**EXERCISE DETAILS**
Scan the data. Collect each line that contains the word "matplotlib".
--- Start RAW DATA ---
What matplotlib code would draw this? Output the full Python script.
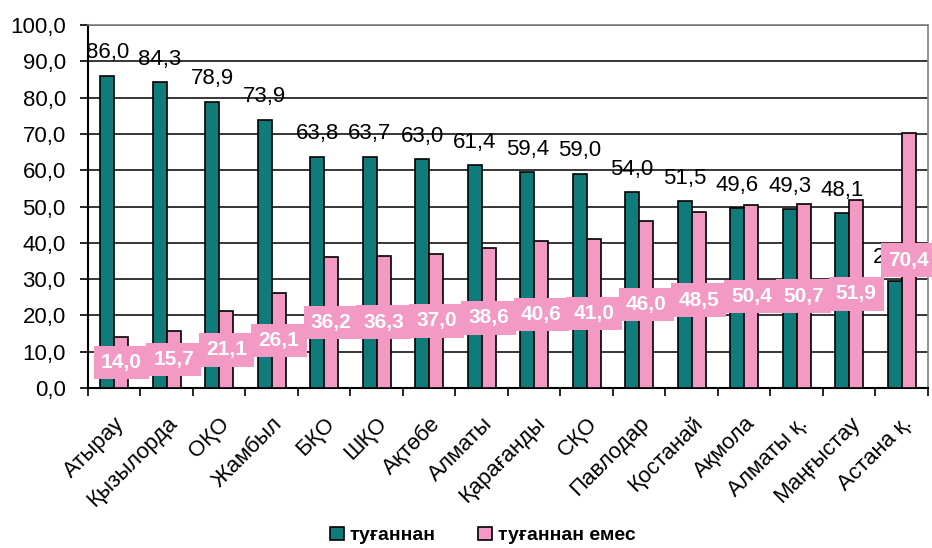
import matplotlib
matplotlib.use('Agg')
import matplotlib.pyplot as plt
import numpy as np

# regions and shares (%)
regions = ['Атырау', 'Қызылорда', 'ОҚО', 'Жамбыл', 'БҚО', 'ШҚО', 'Ақтөбе', 'Алматы',
           'Қарағанды', 'СҚО', 'Павлодар', 'Қостанай', 'Ақмола', 'Алматы қ.',
           'Маңғыстау', 'Астана қ.']
native = [86.0, 84.3, 78.9, 73.9, 63.8, 63.7, 63.0, 61.4, 59.4, 59.0, 54.0, 51.5,
          49.6, 49.3, 48.1, 29.6]
not_native = [14.0, 15.7, 21.1, 26.1, 36.2, 36.3, 37.0, 38.6, 40.6, 41.0, 46.0, 48.5,
              50.4, 50.7, 51.9, 70.4]
series_names = ['туғаннан', 'туғаннан емес']

teal = '#0f7b7a'
pink = '#f29ac4'

plt.rcParams['font.family'] = ['Liberation Sans', 'DejaVu Sans']


def fmt(v):
    return f'{v:.1f}'.replace('.', ',')


fig = plt.figure(figsize=(9.32, 5.48), dpi=100)
ax = fig.add_axes([0.0944, 0.292, 0.9013, 0.662])

x = np.arange(len(regions))
w = 0.27
b1 = ax.bar(x - w / 2, native, w, color=teal, edgecolor='black', linewidth=1.2,
            label=series_names[0], zorder=3)
b2 = ax.bar(x + w / 2, not_native, w, color=pink, edgecolor='black', linewidth=1.2,
            label=series_names[1], zorder=3)

# labels of the first series, above the bars
for xi, v in zip(x, native):
    ax.annotate(fmt(v), (xi - w / 2, v), xytext=(0, 9), textcoords='offset points',
                ha='center', va='bottom', fontsize=16, color='black', zorder=4)

# labels of the second series, in the middle of the bars, on pink boxes
for xi, v in zip(x, not_native):
    ax.text(xi + w / 2, v / 2, fmt(v), ha='center', va='center', fontsize=15,
            fontweight='bold', color='white', zorder=5,
            bbox=dict(boxstyle='square,pad=0.35', facecolor=pink, edgecolor='none'))

ax.set_ylim(0, 100)
ax.set_xlim(-0.5, len(regions) - 0.5)
ax.set_yticks(np.arange(0, 101, 10))
ax.set_yticklabels([fmt(t) for t in np.arange(0, 101, 10)], fontsize=16)
ax.yaxis.grid(True, color='black', linewidth=1.1, zorder=0)
ax.set_axisbelow(True)

ax.set_xticks(x)
ax.set_xticklabels(regions, rotation=45, ha='right', rotation_mode='anchor', fontsize=16)
ax.tick_params(axis='x', which='major', length=0, pad=18)
ax.set_xticks(np.arange(-0.5, len(regions), 1), minor=True)
ax.tick_params(axis='x', which='minor', length=6, width=1.2, direction='out')
ax.tick_params(axis='y', length=6, width=1.2, direction='out', pad=10)

for s in ['left', 'bottom']:
    ax.spines[s].set_linewidth(1.5)
for s in ['top', 'right']:
    ax.spines[s].set_color('#808080')
    ax.spines[s].set_linewidth(1.2)

fig.legend(handles=[b1, b2], loc='lower center', bbox_to_anchor=(0.518, -0.025), ncol=2,
           frameon=False, prop={'weight': 'bold', 'size': 14}, handlelength=0.7,
           handleheight=0.7, handletextpad=0.3, columnspacing=2.2)

fig.savefig('out.png', dpi=100)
--- End RAW DATA ---
**EXERCISE OUTPUT**
What matplotlib code would draw this? Output the full Python script.
import matplotlib
matplotlib.use('Agg')
import matplotlib.pyplot as plt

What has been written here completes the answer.